Transcribe the listing verbatim. Do not carry over any pictures.

**** PROVIDED DATA

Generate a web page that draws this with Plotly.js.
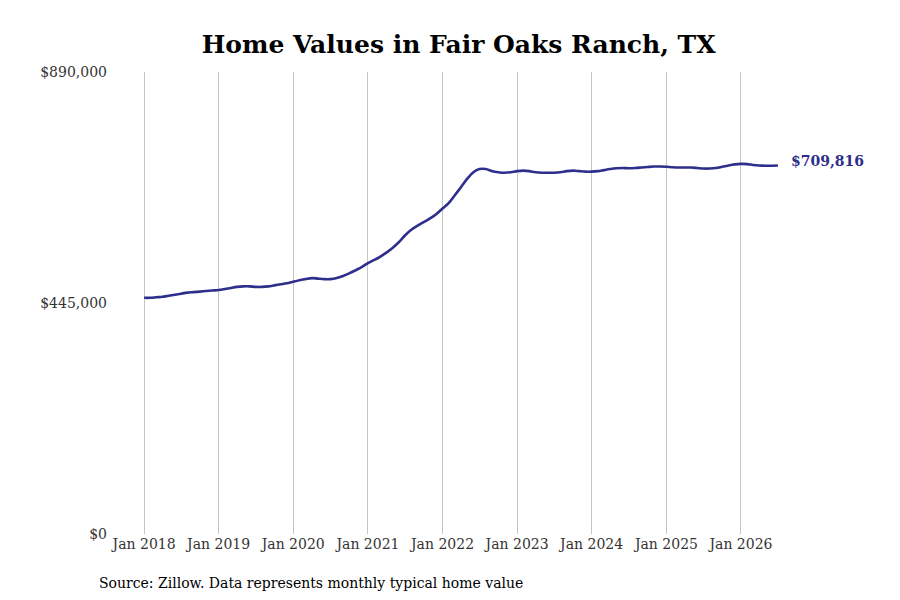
<!DOCTYPE html>
<html>
<head>
<meta charset="utf-8">
<script src="https://cdn.plot.ly/plotly-3.0.1.min.js"></script>
<style>
    body { margin: 0; background: #fff; }
    #chart { width: 900px; height: 600px; }
</style>
</head>
<body>
<div id="chart"></div>
<script>
"use strict";

// monthly typical home value, Jan 2018 .. Jul 2026 (thousands of dollars)
let startYear = 2018;
let values2018 = [455, 455, 456, 457, 459, 461, 463, 465, 466, 467, 468, 469];
let values2019 = [470, 472, 474, 476, 477, 477, 476, 476, 477, 479, 481, 483];
let values2020 = [486, 489, 491, 493, 492, 491, 491, 493, 497, 502, 508, 514];
let values2021 = [522, 528, 534, 542, 551, 562, 575, 586, 594, 601, 608, 616];
let values2022 = [627, 638, 652, 668, 684, 697, 703, 703, 699, 697, 696, 697];
let values2023 = [699, 700, 699, 697, 696, 696, 696, 697, 699, 700, 699, 698];
let values2024 = [698, 699, 701, 703, 704.5, 705, 704.5, 705, 706, 707, 708, 708];
let values2025 = [707.5, 706.5, 706, 706, 706, 705, 704, 704, 705, 707.5, 710, 712];
let values2026 = [713, 712.5, 711, 710, 709.5, 709.5, 709.816];

let yTickValues = [0, 445000, 890000];
let yTickLabels = ["$0", "$445,000", "$890,000"];
let xTickYears = [2018, 2019, 2020, 2021, 2022, 2023, 2024, 2025, 2026];

let lineColor = "#2e2e8c";
let serif = "DejaVu Serif, serif";

function buildSeries() {
    let all = [].concat(values2018, values2019, values2020, values2021,
        values2022, values2023, values2024, values2025, values2026);
    let x = [], y = [];
    all.forEach(function (v, i) {
        let year = startYear + Math.floor(i / 12);
        let month = (i % 12) + 1;
        x.push(year + "-" + (month < 10 ? "0" + month : month) + "-01");
        y.push(Math.round(v * 1000));
    });
    return {x: x, y: y};
}

function money(v) {
    return "$" + v.toLocaleString("en-US");
}

function drawChart() {
    let series = buildSeries();
    let last = series.y.length - 1;
    let marginL = 111, marginR = 110;
    let plotWidth = 900 - marginL - marginR;

    let trace = {
        x: series.x,
        y: series.y,
        type: "scatter",
        mode: "lines",
        line: {color: lineColor, width: 2.6, shape: "spline", smoothing: 0.8},
        hoverinfo: "none"
    };

    let layout = {
        width: 900,
        height: 600,
        margin: {l: marginL, r: marginR, t: 72, b: 66},
        paper_bgcolor: "#fff",
        plot_bgcolor: "#fff",
        showlegend: false,
        font: {family: serif, size: 14, color: "#333"},
        title: {
            text: "<b>Home Values in Fair Oaks Ranch, TX</b>",
            font: {family: serif, size: 25, color: "#000"},
            x: 0.512, xanchor: "center", xref: "paper",
            y: 0.927, yanchor: "middle"
        },
        xaxis: {
            type: "date",
            range: ["2017-07-23", "2026-08-29"],
            tickvals: xTickYears.map(function (yr) { return yr + "-01-01"; }),
            ticktext: xTickYears.map(function (yr) { return "Jan " + yr; }),
            showgrid: true,
            gridcolor: "#c4c4c4",
            gridwidth: 1,
            zeroline: false,
            showline: false,
            ticks: "",
            tickfont: {family: serif, size: 14, color: "#333"}
        },
        yaxis: {
            range: [0, 890000],
            tickvals: yTickValues,
            ticktext: yTickLabels,
            showgrid: false,
            zeroline: false,
            showline: false,
            ticks: "",
            ticklabelstandoff: 3,
            tickfont: {family: serif, size: 14, color: "#333"}
        },
        annotations: [
            {
                x: series.x[last],
                y: series.y[last],
                xref: "x", yref: "y",
                text: "<b>" + money(series.y[last]) + "</b>",
                showarrow: false,
                xanchor: "left",
                yanchor: "middle",
                xshift: 11,
                yshift: 5,
                font: {family: serif, size: 14, color: lineColor}
            },
            {
                x: (97 - marginL) / plotWidth,
                y: -0.106,
                xref: "paper", yref: "paper",
                text: "Source: Zillow. Data represents monthly typical home value",
                showarrow: false,
                xanchor: "left",
                yanchor: "middle",
                font: {family: serif, size: 14, color: "#000"}
            }
        ]
    };

    Plotly.newPlot("chart", [trace], layout, {staticPlot: true, displayModeBar: false});
}

drawChart();
</script>
</body>
</html>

********

• _TASK ANSWER_
Generate a web page that draws this with Plotly.js.
<!DOCTYPE html>
<html>
<head>
<meta charset="utf-8">
<script src="https://cdn.plot.ly/plotly-3.0.1.min.js"></script>
<style>
    body { margin: 0; background: #fff; }
    #chart { width: 900px; height: 600px; }
</style>
</head>
<body>
<div id="chart"></div>
<script>
"use strict";

// monthly typical home value, Jan 2018 .. Jul 2026 (thousands of dollars)
let startYear = 2018;
let values2018 = [455, 455, 456, 457, 459, 461, 463, 465, 466, 467, 468, 469];
let values2019 = [470, 472, 474, 476, 477, 477, 476, 476, 477, 479, 481, 483];
let values2020 = [486, 489, 491, 493, 492, 491, 491, 493, 497, 502, 508, 514];
let values2021 = [522, 528, 534, 542, 551, 562, 575, 586, 594, 601, 608, 616];
let values2022 = [627, 638, 652, 668, 684, 697, 703, 703, 699, 697, 696, 697];
let values2023 = [699, 700, 699, 697, 696, 696, 696, 697, 699, 700, 699, 698];
let values2024 = [698, 699, 701, 703, 704.5, 705, 704.5, 705, 706, 707, 708, 708];
let values2025 = [707.5, 706.5, 706, 706, 706, 705, 704, 704, 705, 707.5, 710, 712];
let values2026 = [713, 712.5, 711, 710, 709.5, 709.5, 709.816];

let yTickValues = [0, 445000, 890000];
let yTickLabels = ["$0", "$445,000", "$890,000"];
let xTickYears = [2018, 2019, 2020, 2021, 2022, 2023, 2024, 2025, 2026];

let lineColor = "#2e2e8c";
let serif = "DejaVu Serif, serif";

function buildSeries() {
    let all = [].concat(values2018, values2019, values2020, values2021,
        values2022, values2023, values2024, values2025, values2026);
    let x = [], y = [];
    all.forEach(function (v, i) {
        let year = startYear + Math.floor(i / 12);
        let month = (i % 12) + 1;
        x.push(year + "-" + (month < 10 ? "0" + month : month) + "-01");
        y.push(Math.round(v * 1000));
    });
    return {x: x, y: y};
}

function money(v) {
    return "$" + v.toLocaleString("en-US");
}

function drawChart() {
    let series = buildSeries();
    let last = series.y.length - 1;
    let marginL = 111, marginR = 110;
    let plotWidth = 900 - marginL - marginR;

    let trace = {
        x: series.x,
        y: series.y,
        type: "scatter",
        mode: "lines",
        line: {color: lineColor, width: 2.6, shape: "spline", smoothing: 0.8},
        hoverinfo: "none"
    };

    let layout = {
        width: 900,
        height: 600,
        margin: {l: marginL, r: marginR, t: 72, b: 66},
        paper_bgcolor: "#fff",
        plot_bgcolor: "#fff",
        showlegend: false,
        font: {family: serif, size: 14, color: "#333"},
        title: {
            text: "<b>Home Values in Fair Oaks Ranch, TX</b>",
            font: {family: serif, size: 25, color: "#000"},
            x: 0.512, xanchor: "center", xref: "paper",
            y: 0.927, yanchor: "middle"
        },
        xaxis: {
            type: "date",
            range: ["2017-07-23", "2026-08-29"],
            tickvals: xTickYears.map(function (yr) { return yr + "-01-01"; }),
            ticktext: xTickYears.map(function (yr) { return "Jan " + yr; }),
            showgrid: true,
            gridcolor: "#c4c4c4",
            gridwidth: 1,
            zeroline: false,
            showline: false,
            ticks: "",
            tickfont: {family: serif, size: 14, color: "#333"}
        },
        yaxis: {
            range: [0, 890000],
            tickvals: yTickValues,
            ticktext: yTickLabels,
            showgrid: false,
            zeroline: false,
            showline: false,
            ticks: "",
            ticklabelstandoff: 3,
            tickfont: {family: serif, size: 14, color: "#333"}
        },
        annotations: [
            {
                x: series.x[last],
                y: series.y[last],
                xref: "x", yref: "y",
                text: "<b>" + money(series.y[last]) + "</b>",
                showarrow: false,
                xanchor: "left",
                yanchor: "middle",
                xshift: 11,
                yshift: 5,
                font: {family: serif, size: 14, color: lineColor}
            },
            {
                x: (97 - marginL) / plotWidth,
                y: -0.106,
                xref: "paper", yref: "paper",
                text: "Source: Zillow. Data represents monthly typical home value",
                showarrow: false,
                xanchor: "left",
                yanchor: "middle",
                font: {family: serif, size: 14, color: "#000"}
            }
        ]
    };

    Plotly.newPlot("chart", [trace], layout, {staticPlot: true, displayModeBar: false});
}

drawChart();
</script>
</body>
</html>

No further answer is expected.